Scientists have long been using solid-state cooling methods as an alternative to conventional refrigeration techniques that rely on pollutant gases. However, the efficiency of solid-state cooling has typically left much to be desired, being up to four times less efficient than conventional methods. Until now the required mechano-caloric effects have only been observed in ferroelectric materials and superelastic metal alloys, both of which are very scarce and very costly.
But the search for more efficient materials might be over. Physicists Daniel Errandonea, of the UV’s Institute of Material Science (ICMUV), and Claudio Cazorla, of the School of Materials Science and Engineering, University of New South Wales (Australia), have just predicted that ion conducting materials such as fluorite (CaF2) might present a greater mechano-caloric effect than even the ferroelectric group.
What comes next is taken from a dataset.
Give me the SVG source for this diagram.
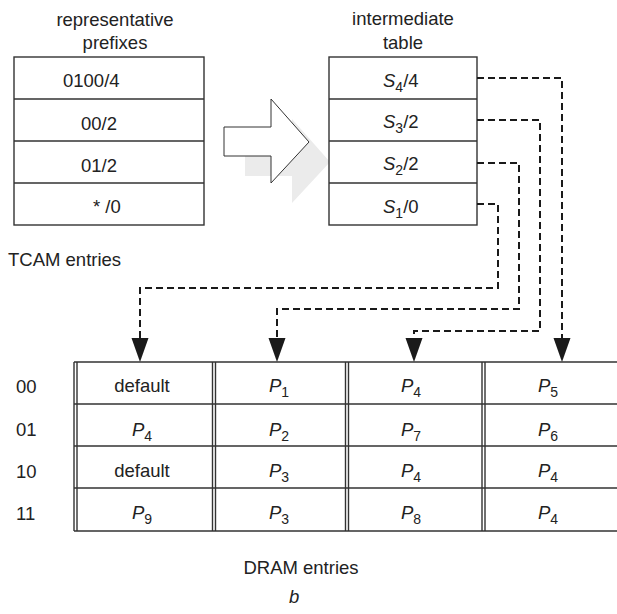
<svg xmlns="http://www.w3.org/2000/svg" width="617" height="614" viewBox="0 0 617 614">
  <style>
    text { font-family: "Liberation Sans", Arial, sans-serif; font-size: 18.5px; fill: #222; }
    .mid { text-anchor: middle; }
    .it { font-style: italic; }
    .sub { font-size: 14px; }
    .cell { fill: #fff; stroke: #333; stroke-width: 1.4; }
    .rule { stroke: #333; stroke-width: 1.4; fill: none; }
    .link { stroke: #1a1a1a; stroke-width: 2; fill: none; stroke-dasharray: 7 4; }
  </style>
  <defs>
    <marker id="head" markerUnits="userSpaceOnUse" markerWidth="24" markerHeight="18" refX="0" refY="8.5" orient="auto" overflow="visible">
      <path d="M0,0 L24,8.5 L0,17 z" fill="#1a1a1a"/>
    </marker>
  </defs>
  <rect width="617" height="614" fill="#fff"/>

  <!-- transform arrow with soft drop shadow -->
  <g id="transform-arrow">
    <polygon points="245,147 292,147 292,119 330,162 292,203 292,176 245,176" fill="#ebebeb"/>
    <polygon points="224,127 271,127 271,99 309,142 271,183 271,156 224,156" fill="#fff" stroke="#333" stroke-width="1"/>
  </g>

  <!-- TCAM table of representative prefixes -->
  <g id="tcam">
    <text class="mid" x="115" y="26">representative</text>
    <text class="mid" x="115" y="49">prefixes</text>
    <rect class="cell" x="14" y="57" width="190" height="168"/>
    <path class="rule" d="M14,99 H204 M14,141 H204 M14,183 H204"/>
    <text x="63" y="87">0100/4</text>
    <text x="81" y="130">00/2</text>
    <text x="81" y="172">01/2</text>
    <text x="93" y="213">* /0</text>
    <text x="8" y="266">TCAM entries</text>
  </g>

  <!-- intermediate table -->
  <g id="intermediate">
    <text class="mid" x="403" y="25">intermediate</text>
    <text class="mid" x="403" y="49">table</text>
    <rect class="cell" x="329" y="57" width="148" height="168"/>
    <path class="rule" d="M329,99 H477 M329,141 H477 M329,183 H477"/>
    <text x="383" y="87"><tspan class="it">S</tspan><tspan class="sub" dy="5">4</tspan><tspan dy="-5">/4</tspan></text>
    <text x="383" y="128"><tspan class="it">S</tspan><tspan class="sub" dy="5">3</tspan><tspan dy="-5">/2</tspan></text>
    <text x="383" y="170"><tspan class="it">S</tspan><tspan class="sub" dy="5">2</tspan><tspan dy="-5">/2</tspan></text>
    <text x="383" y="213"><tspan class="it">S</tspan><tspan class="sub" dy="5">1</tspan><tspan dy="-5">/0</tspan></text>
  </g>

  <!-- pointers from intermediate entries to DRAM columns -->
  <g id="connectors">
    <path class="link" d="M477,78 H562 V338" marker-end="url(#head)"/>
    <path class="link" d="M477,120 H540 V331 H414 V338" marker-end="url(#head)"/>
    <path class="link" d="M477,163 H519 V309 H277 V338" marker-end="url(#head)"/>
    <path class="link" d="M477,204 H498 V288 H140 V338" marker-end="url(#head)"/>
  </g>

  <!-- DRAM table -->
  <g id="dram">
    <path class="rule" d="M74,362 H617 M74,404 H617 M74,446 H617 M74,488 H617 M74,531 H617"/>
    <path class="rule" d="M74,362 V531 M77,362 V531 M212.5,362 V531 M215.5,362 V531 M345.5,362 V531 M348.5,362 V531 M482,362 V531 M485,362 V531"/>
    <text x="16" y="393">00</text>
    <text x="16" y="436">01</text>
    <text x="16" y="478">10</text>
    <text x="16" y="520">11</text>

    <text class="mid" x="142" y="392">default</text>
    <text class="mid" x="142" y="436"><tspan class="it">P</tspan><tspan class="sub" dy="5">4</tspan></text>
    <text class="mid" x="142" y="477">default</text>
    <text class="mid" x="142" y="519"><tspan class="it">P</tspan><tspan class="sub" dy="5">9</tspan></text>

    <text class="mid" x="279" y="392"><tspan class="it">P</tspan><tspan class="sub" dy="5">1</tspan></text>
    <text class="mid" x="279" y="436"><tspan class="it">P</tspan><tspan class="sub" dy="5">2</tspan></text>
    <text class="mid" x="279" y="477"><tspan class="it">P</tspan><tspan class="sub" dy="5">3</tspan></text>
    <text class="mid" x="279" y="519"><tspan class="it">P</tspan><tspan class="sub" dy="5">3</tspan></text>

    <text class="mid" x="411" y="392"><tspan class="it">P</tspan><tspan class="sub" dy="5">4</tspan></text>
    <text class="mid" x="411" y="436"><tspan class="it">P</tspan><tspan class="sub" dy="5">7</tspan></text>
    <text class="mid" x="411" y="477"><tspan class="it">P</tspan><tspan class="sub" dy="5">4</tspan></text>
    <text class="mid" x="411" y="519"><tspan class="it">P</tspan><tspan class="sub" dy="5">8</tspan></text>

    <text class="mid" x="548" y="392"><tspan class="it">P</tspan><tspan class="sub" dy="5">5</tspan></text>
    <text class="mid" x="548" y="436"><tspan class="it">P</tspan><tspan class="sub" dy="5">6</tspan></text>
    <text class="mid" x="548" y="477"><tspan class="it">P</tspan><tspan class="sub" dy="5">4</tspan></text>
    <text class="mid" x="548" y="519"><tspan class="it">P</tspan><tspan class="sub" dy="5">4</tspan></text>

    <text class="mid" x="301" y="574">DRAM entries</text>
    <text class="it" x="289" y="603">b</text>
  </g>
</svg>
In this light, ion conductors emerge as a new family of materials with promising applications in solid-state cooling. And the good news is, that fluorite is very abundant in nature, with deposits in many countries including Spain.
In more detail, the study establishes the relationship between external mechanical tension and ionic transport in ion conductors using molecular dynamics (a computer simulation method for studying the physical movements of atoms and molecules) and quantum mechanics calculations.
The work shows that applying pressure to the material serves as an efficient means of adjusting critical temperature in superionic compounds (fast ion conductors).
These results, published in Nanoletters in April 2016, pave the way for a rational design of green cooling technologies that are not only more ecological, but more efficient and cost-effective than conventional cooling methods. They also have important implications for the development of solid-state batteries.